Fedeli alla linea. “John Elkann ha svolto il suo ruolo di presidente della Fca. Lui voleva andare avanti rapidamente, mentre noi volevamo prenderci più tempo per mettere in sicurezza un progetto che poteva avere impatti industriali e tecnologici considerevoli. Ognuno è rimasto fedele alla sua logica, nessuno merita critiche”. A parlare è Bruno Le Maire, ministro francese dell’Economia. In un’intervista, concessa a LeFigaro e ripresa dai nostri quotidiani, mostra le dinamiche che hanno mosso gli ultimi 10 giorni di trattativa per cercare di dare vita al terzo gruppo automobilistico mondiale dopo Volkswagen e Toyota. Tutti gli interessi in ballo erano, sebbene contrastanti, giustificabili nella loro logica. Tutti tranne uno: l’assenteismo del nostro governo.
Mentre a Parigi si discute, Roma è disinteressata. “E’ divenuto chiaro che non vi sono attualmente in Francia le condizioni politiche perché una simile fusione proceda con successo”, nel comunicato stampa di FCA – diramato nella tarda notte di giovedì per annunciare il ritiro della proposta di fusione – viene indicato come principale fallimento delle trattative l’eccesso di interferenza del governo francese. Parigi pretendeva una sede operativa Fca-Renault in Francia, garanzie sui siti industriali, sull’occupazione e una poltrona per un rappresentante governativo nel nuovo cda. In che modo il nostro governo ha provato a incidere nei negoziati? Nessuno. Eppure, l’Italia avrebbe potuto trarre giovamento dall’alleanza tra il gruppo francese ed il Lingotto.

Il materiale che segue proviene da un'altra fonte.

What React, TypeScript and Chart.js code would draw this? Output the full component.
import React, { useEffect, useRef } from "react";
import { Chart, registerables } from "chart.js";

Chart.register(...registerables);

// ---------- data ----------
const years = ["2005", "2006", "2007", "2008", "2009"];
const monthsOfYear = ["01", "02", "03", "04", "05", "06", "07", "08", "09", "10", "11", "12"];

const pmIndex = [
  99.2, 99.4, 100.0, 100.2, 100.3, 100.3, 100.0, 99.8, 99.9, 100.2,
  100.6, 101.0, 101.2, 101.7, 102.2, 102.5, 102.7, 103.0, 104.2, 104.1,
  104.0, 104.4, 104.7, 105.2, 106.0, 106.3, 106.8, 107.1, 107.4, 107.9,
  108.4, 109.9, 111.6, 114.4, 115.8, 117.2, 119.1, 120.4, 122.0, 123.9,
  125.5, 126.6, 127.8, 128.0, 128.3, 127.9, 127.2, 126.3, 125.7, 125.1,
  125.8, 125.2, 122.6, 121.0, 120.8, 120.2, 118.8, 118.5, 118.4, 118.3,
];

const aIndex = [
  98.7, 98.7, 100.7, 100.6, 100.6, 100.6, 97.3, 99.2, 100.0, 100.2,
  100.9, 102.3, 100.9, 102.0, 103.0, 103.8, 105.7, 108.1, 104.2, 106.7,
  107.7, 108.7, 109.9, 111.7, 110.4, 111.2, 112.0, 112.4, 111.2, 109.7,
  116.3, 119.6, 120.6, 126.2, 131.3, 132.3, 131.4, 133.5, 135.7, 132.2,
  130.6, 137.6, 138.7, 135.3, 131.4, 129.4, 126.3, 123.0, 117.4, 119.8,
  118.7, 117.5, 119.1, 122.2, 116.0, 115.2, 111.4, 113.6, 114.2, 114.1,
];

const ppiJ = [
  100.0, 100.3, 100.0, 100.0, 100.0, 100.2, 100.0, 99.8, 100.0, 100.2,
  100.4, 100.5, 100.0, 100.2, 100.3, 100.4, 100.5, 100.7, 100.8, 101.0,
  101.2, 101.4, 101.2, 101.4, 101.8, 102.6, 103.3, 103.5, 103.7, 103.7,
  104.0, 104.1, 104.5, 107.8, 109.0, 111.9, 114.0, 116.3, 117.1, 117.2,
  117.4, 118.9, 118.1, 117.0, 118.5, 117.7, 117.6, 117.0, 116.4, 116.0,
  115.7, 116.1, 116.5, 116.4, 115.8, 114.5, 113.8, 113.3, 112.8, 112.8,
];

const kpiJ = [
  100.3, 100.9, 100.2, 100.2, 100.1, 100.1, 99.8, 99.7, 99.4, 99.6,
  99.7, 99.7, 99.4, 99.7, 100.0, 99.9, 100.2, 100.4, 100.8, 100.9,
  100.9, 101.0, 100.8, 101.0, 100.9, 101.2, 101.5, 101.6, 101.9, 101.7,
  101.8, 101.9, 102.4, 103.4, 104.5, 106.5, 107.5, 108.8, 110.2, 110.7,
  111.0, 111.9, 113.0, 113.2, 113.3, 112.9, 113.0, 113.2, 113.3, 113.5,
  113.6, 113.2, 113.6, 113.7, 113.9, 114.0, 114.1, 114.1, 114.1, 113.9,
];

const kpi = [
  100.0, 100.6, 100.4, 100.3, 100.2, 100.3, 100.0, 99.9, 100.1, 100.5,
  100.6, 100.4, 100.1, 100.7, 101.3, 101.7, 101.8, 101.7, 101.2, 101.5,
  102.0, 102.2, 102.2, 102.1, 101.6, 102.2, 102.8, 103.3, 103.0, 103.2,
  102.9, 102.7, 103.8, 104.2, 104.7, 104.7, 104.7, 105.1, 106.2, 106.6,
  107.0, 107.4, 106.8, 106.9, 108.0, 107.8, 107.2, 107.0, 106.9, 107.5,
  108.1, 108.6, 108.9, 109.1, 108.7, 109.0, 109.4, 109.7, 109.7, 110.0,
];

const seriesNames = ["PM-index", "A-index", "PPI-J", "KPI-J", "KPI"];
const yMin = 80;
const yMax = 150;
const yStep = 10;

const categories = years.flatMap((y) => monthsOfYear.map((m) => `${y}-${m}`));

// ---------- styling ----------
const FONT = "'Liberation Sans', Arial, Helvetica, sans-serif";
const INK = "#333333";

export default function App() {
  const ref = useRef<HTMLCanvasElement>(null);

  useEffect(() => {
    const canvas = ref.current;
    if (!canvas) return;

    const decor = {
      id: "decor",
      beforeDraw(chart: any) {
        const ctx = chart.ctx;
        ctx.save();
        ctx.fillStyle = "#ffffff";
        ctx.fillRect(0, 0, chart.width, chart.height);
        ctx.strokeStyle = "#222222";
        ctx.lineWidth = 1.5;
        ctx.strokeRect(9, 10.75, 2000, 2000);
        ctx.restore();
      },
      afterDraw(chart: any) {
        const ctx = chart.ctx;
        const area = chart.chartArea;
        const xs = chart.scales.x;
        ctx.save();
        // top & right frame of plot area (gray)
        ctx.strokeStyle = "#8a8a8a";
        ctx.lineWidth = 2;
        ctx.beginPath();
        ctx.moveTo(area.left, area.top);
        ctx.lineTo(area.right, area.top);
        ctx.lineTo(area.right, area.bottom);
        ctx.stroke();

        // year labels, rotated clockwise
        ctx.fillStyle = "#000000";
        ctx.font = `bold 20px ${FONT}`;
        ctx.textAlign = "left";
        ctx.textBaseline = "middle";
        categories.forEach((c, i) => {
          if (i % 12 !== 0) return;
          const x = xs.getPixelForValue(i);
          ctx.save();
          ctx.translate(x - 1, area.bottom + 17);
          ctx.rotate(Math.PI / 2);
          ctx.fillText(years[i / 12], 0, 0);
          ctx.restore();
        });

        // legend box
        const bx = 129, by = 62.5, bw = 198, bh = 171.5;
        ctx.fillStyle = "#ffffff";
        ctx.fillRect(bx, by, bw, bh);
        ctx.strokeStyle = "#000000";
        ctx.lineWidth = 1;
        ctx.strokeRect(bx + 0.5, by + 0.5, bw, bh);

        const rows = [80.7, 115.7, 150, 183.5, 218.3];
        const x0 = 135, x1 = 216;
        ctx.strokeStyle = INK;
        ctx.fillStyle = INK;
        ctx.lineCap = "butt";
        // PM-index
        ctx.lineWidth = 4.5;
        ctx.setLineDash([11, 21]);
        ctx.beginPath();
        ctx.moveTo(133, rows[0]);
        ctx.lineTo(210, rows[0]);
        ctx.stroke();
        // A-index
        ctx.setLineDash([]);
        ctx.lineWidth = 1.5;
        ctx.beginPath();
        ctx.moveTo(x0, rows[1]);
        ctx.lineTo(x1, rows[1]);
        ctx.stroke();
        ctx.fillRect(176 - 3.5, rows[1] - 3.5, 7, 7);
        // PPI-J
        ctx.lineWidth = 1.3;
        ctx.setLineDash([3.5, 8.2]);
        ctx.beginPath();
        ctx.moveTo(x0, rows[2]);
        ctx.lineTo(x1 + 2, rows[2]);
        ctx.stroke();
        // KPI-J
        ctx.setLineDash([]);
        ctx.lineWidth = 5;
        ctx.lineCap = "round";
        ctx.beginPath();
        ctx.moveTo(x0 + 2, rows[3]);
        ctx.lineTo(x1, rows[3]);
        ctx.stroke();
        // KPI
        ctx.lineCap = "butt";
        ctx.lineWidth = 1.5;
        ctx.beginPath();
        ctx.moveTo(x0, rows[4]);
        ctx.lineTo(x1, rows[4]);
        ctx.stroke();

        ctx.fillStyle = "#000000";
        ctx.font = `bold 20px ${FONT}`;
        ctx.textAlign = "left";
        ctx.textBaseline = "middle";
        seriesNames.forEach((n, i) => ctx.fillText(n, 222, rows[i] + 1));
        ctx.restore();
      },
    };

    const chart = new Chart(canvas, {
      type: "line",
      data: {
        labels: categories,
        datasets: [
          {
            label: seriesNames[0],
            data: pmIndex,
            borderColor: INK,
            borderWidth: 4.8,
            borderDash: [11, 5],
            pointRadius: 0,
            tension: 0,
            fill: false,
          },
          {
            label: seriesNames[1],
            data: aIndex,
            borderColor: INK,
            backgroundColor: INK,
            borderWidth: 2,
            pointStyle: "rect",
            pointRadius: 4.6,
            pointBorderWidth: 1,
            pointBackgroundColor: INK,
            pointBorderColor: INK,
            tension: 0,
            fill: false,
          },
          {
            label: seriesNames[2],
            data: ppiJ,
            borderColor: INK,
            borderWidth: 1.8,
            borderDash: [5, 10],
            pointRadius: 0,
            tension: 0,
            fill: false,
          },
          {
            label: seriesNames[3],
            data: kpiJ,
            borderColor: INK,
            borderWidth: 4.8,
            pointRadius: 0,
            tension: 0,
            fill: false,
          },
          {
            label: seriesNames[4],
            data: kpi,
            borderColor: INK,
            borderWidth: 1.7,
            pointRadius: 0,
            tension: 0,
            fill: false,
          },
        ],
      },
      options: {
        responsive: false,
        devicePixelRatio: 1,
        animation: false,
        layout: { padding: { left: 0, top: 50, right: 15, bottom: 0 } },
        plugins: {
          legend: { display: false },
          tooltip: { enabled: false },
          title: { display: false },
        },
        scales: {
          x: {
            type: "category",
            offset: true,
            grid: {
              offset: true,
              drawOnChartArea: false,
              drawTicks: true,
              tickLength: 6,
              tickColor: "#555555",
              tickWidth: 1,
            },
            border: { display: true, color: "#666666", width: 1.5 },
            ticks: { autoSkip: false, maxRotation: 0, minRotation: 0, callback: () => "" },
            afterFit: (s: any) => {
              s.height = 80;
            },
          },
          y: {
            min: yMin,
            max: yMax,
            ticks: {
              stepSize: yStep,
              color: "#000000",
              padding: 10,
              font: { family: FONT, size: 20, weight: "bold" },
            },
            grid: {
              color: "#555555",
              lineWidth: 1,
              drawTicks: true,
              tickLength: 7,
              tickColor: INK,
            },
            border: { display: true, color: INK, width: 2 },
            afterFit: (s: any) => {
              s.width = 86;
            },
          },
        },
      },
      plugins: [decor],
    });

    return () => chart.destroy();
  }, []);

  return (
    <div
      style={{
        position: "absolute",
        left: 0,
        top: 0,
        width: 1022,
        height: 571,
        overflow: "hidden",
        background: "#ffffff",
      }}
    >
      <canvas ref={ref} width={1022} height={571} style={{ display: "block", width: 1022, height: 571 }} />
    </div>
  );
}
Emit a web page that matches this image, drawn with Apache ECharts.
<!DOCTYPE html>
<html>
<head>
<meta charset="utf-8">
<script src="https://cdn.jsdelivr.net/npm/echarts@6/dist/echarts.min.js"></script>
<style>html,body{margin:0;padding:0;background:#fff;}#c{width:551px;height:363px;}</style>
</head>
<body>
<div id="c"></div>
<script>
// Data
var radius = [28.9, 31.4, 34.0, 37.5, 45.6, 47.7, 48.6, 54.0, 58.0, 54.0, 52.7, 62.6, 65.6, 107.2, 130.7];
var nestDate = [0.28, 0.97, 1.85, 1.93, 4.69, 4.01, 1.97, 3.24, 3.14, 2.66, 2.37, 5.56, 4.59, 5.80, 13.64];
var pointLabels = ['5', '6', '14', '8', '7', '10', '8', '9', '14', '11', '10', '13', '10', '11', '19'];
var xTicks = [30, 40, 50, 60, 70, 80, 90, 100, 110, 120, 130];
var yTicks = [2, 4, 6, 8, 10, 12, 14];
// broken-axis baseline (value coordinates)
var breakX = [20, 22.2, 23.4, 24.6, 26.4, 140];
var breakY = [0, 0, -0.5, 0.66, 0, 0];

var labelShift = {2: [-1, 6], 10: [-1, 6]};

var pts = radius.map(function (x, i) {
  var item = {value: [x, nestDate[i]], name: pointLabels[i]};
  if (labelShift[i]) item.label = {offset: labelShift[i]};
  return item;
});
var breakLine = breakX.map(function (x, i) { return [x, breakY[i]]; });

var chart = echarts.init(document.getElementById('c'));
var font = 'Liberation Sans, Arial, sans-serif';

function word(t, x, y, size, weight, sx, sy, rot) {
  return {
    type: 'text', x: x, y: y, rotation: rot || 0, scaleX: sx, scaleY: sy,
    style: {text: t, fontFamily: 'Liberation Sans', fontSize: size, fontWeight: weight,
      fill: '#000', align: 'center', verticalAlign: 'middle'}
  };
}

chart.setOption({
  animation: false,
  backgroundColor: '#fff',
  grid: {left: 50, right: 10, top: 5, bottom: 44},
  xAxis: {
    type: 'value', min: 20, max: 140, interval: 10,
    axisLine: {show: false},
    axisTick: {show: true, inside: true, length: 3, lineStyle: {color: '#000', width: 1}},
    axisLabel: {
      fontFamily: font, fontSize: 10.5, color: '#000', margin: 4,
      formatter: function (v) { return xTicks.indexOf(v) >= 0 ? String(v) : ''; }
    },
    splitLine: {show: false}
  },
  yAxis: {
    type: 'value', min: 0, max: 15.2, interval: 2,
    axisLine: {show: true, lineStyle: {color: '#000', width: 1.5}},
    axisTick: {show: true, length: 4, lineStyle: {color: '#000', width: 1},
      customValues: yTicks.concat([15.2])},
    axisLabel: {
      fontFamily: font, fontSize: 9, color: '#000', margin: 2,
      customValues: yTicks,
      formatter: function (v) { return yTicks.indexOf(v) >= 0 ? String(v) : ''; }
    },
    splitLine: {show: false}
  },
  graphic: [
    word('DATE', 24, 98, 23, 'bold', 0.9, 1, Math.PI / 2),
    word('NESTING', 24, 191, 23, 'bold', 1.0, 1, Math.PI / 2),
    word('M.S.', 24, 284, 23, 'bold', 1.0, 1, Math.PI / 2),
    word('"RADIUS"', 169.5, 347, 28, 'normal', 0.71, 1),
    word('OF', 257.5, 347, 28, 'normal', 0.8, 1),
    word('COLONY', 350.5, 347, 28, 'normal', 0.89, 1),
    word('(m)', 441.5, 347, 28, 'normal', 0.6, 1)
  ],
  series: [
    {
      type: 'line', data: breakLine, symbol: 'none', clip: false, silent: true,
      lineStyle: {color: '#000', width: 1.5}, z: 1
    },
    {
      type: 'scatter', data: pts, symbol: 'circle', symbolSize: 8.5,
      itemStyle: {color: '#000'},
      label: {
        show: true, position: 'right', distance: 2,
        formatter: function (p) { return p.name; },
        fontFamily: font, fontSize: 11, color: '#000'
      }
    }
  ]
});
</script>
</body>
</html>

Questo matrimonio si poteva fare. La mancata creazione del terzo colosso automobilistico del pianeta, con la perdita di 5 miliardi di risparmi previsti dalla sinergia tra i due gruppi, potrebbe, innanzitutto, comportare ricadute occupazionali e di borsa e quindi inevitabilmente anche politiche. Ma, soprattutto, il tentativo di fusione tra FCA e Renault è un segnale degli sforzi di ristrutturazione della filiera automobilistica che le nostre aziende stanno cercando di compiere, praticamente senza alcun aiuto statale. Il settore automobilistico costituisce una buona fetta della nostra industria manifatturiera che incide sul 5% del nostro Pil – quasi 100 miliardi di valore. Un’industria che occupa oltre 250mila addetti ed è messa alla prova da sfide tecnologiche – quali lo sviluppo del motore elettrico e delle batterie di nuova generazione – e di politica economica – come la concorrenza sempre più pressante del mercato asiatico.
Il governo continua a stare alla finestra, anzi al balcone. Mi sento di condividere il pensiero di Marco Bentivogli di critica alla “politicizzazione delle vertenze”, come nel caso “nazionalismo industriale francese” con l’intervento a gamba tesa di Macron e Le Maire. Allo stesso tempo, il Segretario generale Fim Cisl, punta il dito contro “l’inazione del governo Conte” che non ha tutelato per nulla il nostro interesse nazionale, tramite l’accrescimento di Fca. Questa vicenda ci dimostra, ancora una volta, la necessità di una politica industriale che in grado di assistere ed indirizzare le nostre aziende. Ma di cui, ora più che mai, piangiamo l’assenza. Mentre si giocava una delle partite industriali più importanti della storia recente del nostro paese, il governo che qualche mese fa annunciava dal balcone di Palazzo Chigi “l’abolizione della povertà”, su quel balcone è rimasto inerme, senza scendere in campo.